2nd singular person present indicative of "magnar"
 Venetian in Venice: (TI) ti magni  (lit." (You) you eat")
 Venetian in Padua-Vicenza-Rovigo-Verona: (TI) te magni  (=lit. "(You) you eat")
 Venetian in Treviso-Belluno: (TI) te magna  (=lit. "(You) you eat")

2nd singular person imperf. indicative of "magnar"
 Venetian in Venice: (TI) ti magnavi (lit. "(You) you used to eat")
 Venetian in Pad-Vic-Rov-Ver: (TI) te magnavi (lit. "(You) you used to eat")
 Venetian in Treviso-Belluno: (TI) te/tu magnava/magnéa (lit. "(You) you used to eat")

2nd singular person present indicative of "sentir"
 Venetian in Venice-Verona: (TI) te/ti senti   (lit. "(You) you hear/you feel")
 Venetian in Vic-Pad-Rov: (TI) te sinti  (lit. "(You) you hear/you feel")
 Venetian in Treviso: (TI) te sente  (lit. "(You) you hear/you feel")
 Venetian in Belluno: (TI) te/tu sent  (lit. "(You) you hear/you feel")

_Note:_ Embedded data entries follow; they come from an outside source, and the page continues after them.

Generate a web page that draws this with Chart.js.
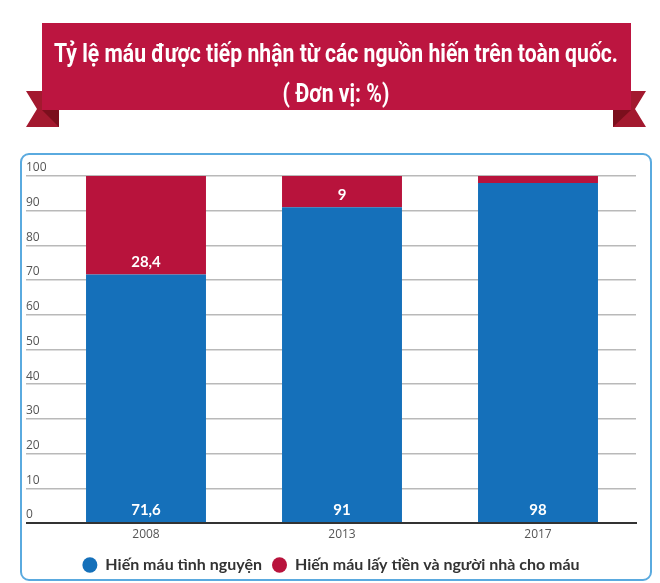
<!DOCTYPE html>
<html>
<head>
<meta charset="utf-8">
<script src="https://cdn.jsdelivr.net/npm/chart.js@4"></script>
<style>
html, body { margin: 0; padding: 0; background: #fff; }
#wrap { width: 660px; height: 583px; position: relative; }
</style>
</head>
<body>
<div id="wrap"><canvas id="bloodChart"></canvas></div>
<script>
// số liệu
const years = ['2008', '2013', '2017'];
const voluntaryValues = [71.6, 91, 98];
const paidFamilyValues = [28.4, 9, 2];
const seriesNames = ['Hiến máu tình nguyện', 'Hiến máu lấy tiền và người nhà cho máu'];
const yMin = 0;
const yMax = 100;
const yStep = 10;
const titleLines = ['Tỷ lệ máu được tiếp nhận từ các nguồn hiến trên toàn quốc.', '( Đơn vị: %)'];

const blue = '#1570ba';
const red = '#b8133c';

// nền, khung bo góc, dải ruy băng đỏ và tiêu đề
const ribbonPlugin = {
    id: 'ribbon',
    beforeDraw(chart) {
        const c = chart.ctx;
        c.save();
        c.fillStyle = '#fff';
        c.fillRect(0, 0, chart.width, chart.height);

        c.strokeStyle = '#5aaadf';
        c.lineWidth = 2;
        c.beginPath();
        c.roundRect(21, 154, 630, 426, 8);
        c.stroke();

        // đuôi ruy băng
        c.fillStyle = '#a3192f';
        c.beginPath();
        c.moveTo(26, 91); c.lineTo(59, 91); c.lineTo(59, 127); c.lineTo(26, 127); c.lineTo(37, 109);
        c.closePath(); c.fill();
        c.beginPath();
        c.moveTo(646, 91); c.lineTo(613, 91); c.lineTo(613, 127); c.lineTo(646, 127); c.lineTo(635, 109);
        c.closePath(); c.fill();

        // nếp gấp
        c.fillStyle = '#7b0f1d';
        c.beginPath();
        c.moveTo(42, 110); c.lineTo(59, 110); c.lineTo(59, 127);
        c.closePath(); c.fill();
        c.beginPath();
        c.moveTo(631, 110); c.lineTo(613, 110); c.lineTo(613, 127);
        c.closePath(); c.fill();

        c.fillStyle = '#bc1540';
        c.fillRect(42, 23, 589, 87);

        // chữ tiêu đề: kiểu chữ đậm, ép ngang cho giống font condensed
        c.fillStyle = '#fff';
        c.font = 'bold 25px Roboto';
        c.textAlign = 'center';
        c.textBaseline = 'alphabetic';
        const sx = 564 / c.measureText(titleLines[0]).width;
        titleLines.forEach((line, i) => {
            c.save();
            c.translate(336, 62 + i * 40);
            c.scale(sx, 1);
            c.fillText(line, 0, 0);
            c.restore();
        });
        c.restore();
    }
};

// nhãn giá trị màu trắng ở chân mỗi đoạn cột
const valueLabelPlugin = {
    id: 'valueLabels',
    afterDatasetsDraw(chart) {
        const c = chart.ctx;
        c.save();
        c.fillStyle = '#fff';
        c.font = 'bold 15px Lato';
        c.textAlign = 'center';
        c.textBaseline = 'middle';
        chart.data.datasets.forEach((ds, i) => {
            chart.getDatasetMeta(i).data.forEach((bar, j) => {
                const v = ds.data[j];
                if (v < 5) return; // đoạn quá mỏng, không ghi số
                c.fillText(String(v).replace('.', ','), bar.x, bar.base - 12);
            });
        });
        c.restore();
    }
};

let ctx = document.getElementById('bloodChart').getContext('2d');
let chart = new Chart(ctx, {
    type: 'bar',
    data: {
        labels: years,
        datasets: [{
            label: seriesNames[0],
            data: voluntaryValues,
            backgroundColor: blue,
            borderWidth: 0,
            categoryPercentage: 1,
            barPercentage: 0.612
        }, {
            label: seriesNames[1],
            data: paidFamilyValues,
            backgroundColor: red,
            borderWidth: 0,
            categoryPercentage: 1,
            barPercentage: 0.612
        }]
    },
    options: {
        responsive: true,
        maintainAspectRatio: false,
        animation: false,
        layout: { padding: { left: 26, right: 24, top: 176, bottom: 0 } },
        scales: {
            x: {
                stacked: true,
                grid: { display: false, drawTicks: false },
                border: { display: true, color: '#333', width: 2 },
                ticks: {
                    color: '#555',
                    padding: 6,
                    font: { family: 'Open Sans', size: 12, lineHeight: 1.0 }
                }
            },
            y: {
                stacked: true,
                min: yMin,
                max: yMax,
                border: { display: false },
                grid: {
                    color: c => (c.tick && c.tick.value === 0) ? '#333' : '#b9b9b9',
                    lineWidth: c => (c.tick && c.tick.value === 0) ? 2 : 1.5,
                    tickLength: 22
                },
                afterFit: s => { s.width = 22; },
                ticks: {
                    stepSize: yStep,
                    autoSkip: false,
                    crossAlign: 'far',
                    color: '#555',
                    font: { family: 'Open Sans', size: 12, lineHeight: 1.35 },
                    // dòng rỗng thứ hai để số nằm phía trên đường lưới
                    callback: v => [String(v), '']
                }
            }
        },
        plugins: {
            title: { display: false },
            legend: {
                position: 'bottom',
                labels: {
                    usePointStyle: true,
                    pointStyle: 'circle',
                    boxHeight: 11,
                    pointStyleWidth: 15,
                    padding: 10,
                    color: '#333',
                    font: { family: 'Lato', weight: 'bold', size: 16 }
                }
            },
            tooltip: { enabled: false }
        }
    },
    plugins: [ribbonPlugin, valueLabelPlugin]
});
</script>
</body>
</html>
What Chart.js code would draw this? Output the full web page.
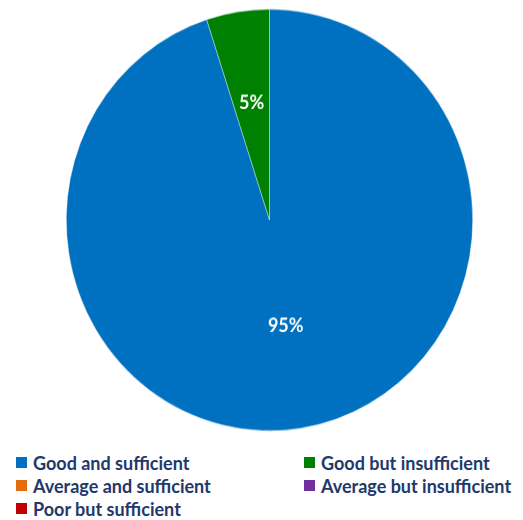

3rd singular person present indicative of "sentir"
 Venetian Ven-Ver-Vic-Pad-Rov: (EL CAN) el sente (lit. "(The dog) he hears/he feels")
 Venetian Trev-Bell: (EL CAN) el/al sent  (lit. "(The dog) he hears/he feels")

Such variations in last and internal vowels do not block reciprocal comprehension between people in Veneto because what is felt as important to mark the verb is the clitic ("te, el").

Also general Venetian forms exist with no endings:
 Venetian (in whole Veneto): te vien / ti vien ("you come")
 Venetian (in whole Veneto): el vien (lit. "he come" as there was no -s)
 Venetian (in whole Veneto): i vien ("they come")

Note that when the subject is postverbal (motion verbs, unaccusative verbs) the clitic is banned and the past participle of compound forms (if any) is invariably masc.singular, yielding a semi-impersonal form which does not exist in Italian:

Normal form
 Italian: Le mie sorelle sono arrivate ("[as for] My sisters have arrived-f.pl.")
 Venetian: Mé sorełe łe xe/è rivàe (lit."[as for] My sisters they-cl.f.pl. have arrived-f.pl.")

Impersonal form (only in Venetian)
 Italian: Sono arrivate le mie sorelle (hey, the news! "my sisters have arrived")
 Venetian: Xe/Gh'è/Iè rivà mé sorełe (lit. "(there) has arrived-m.sg. my sisters") --- no clitic and an invariable m.sg. past participle

In Italian the past participle is always inflected while in the Venetian in the impersonal form it is invariable and the verb has no plural (fem.) clitic, differently from the normal flection.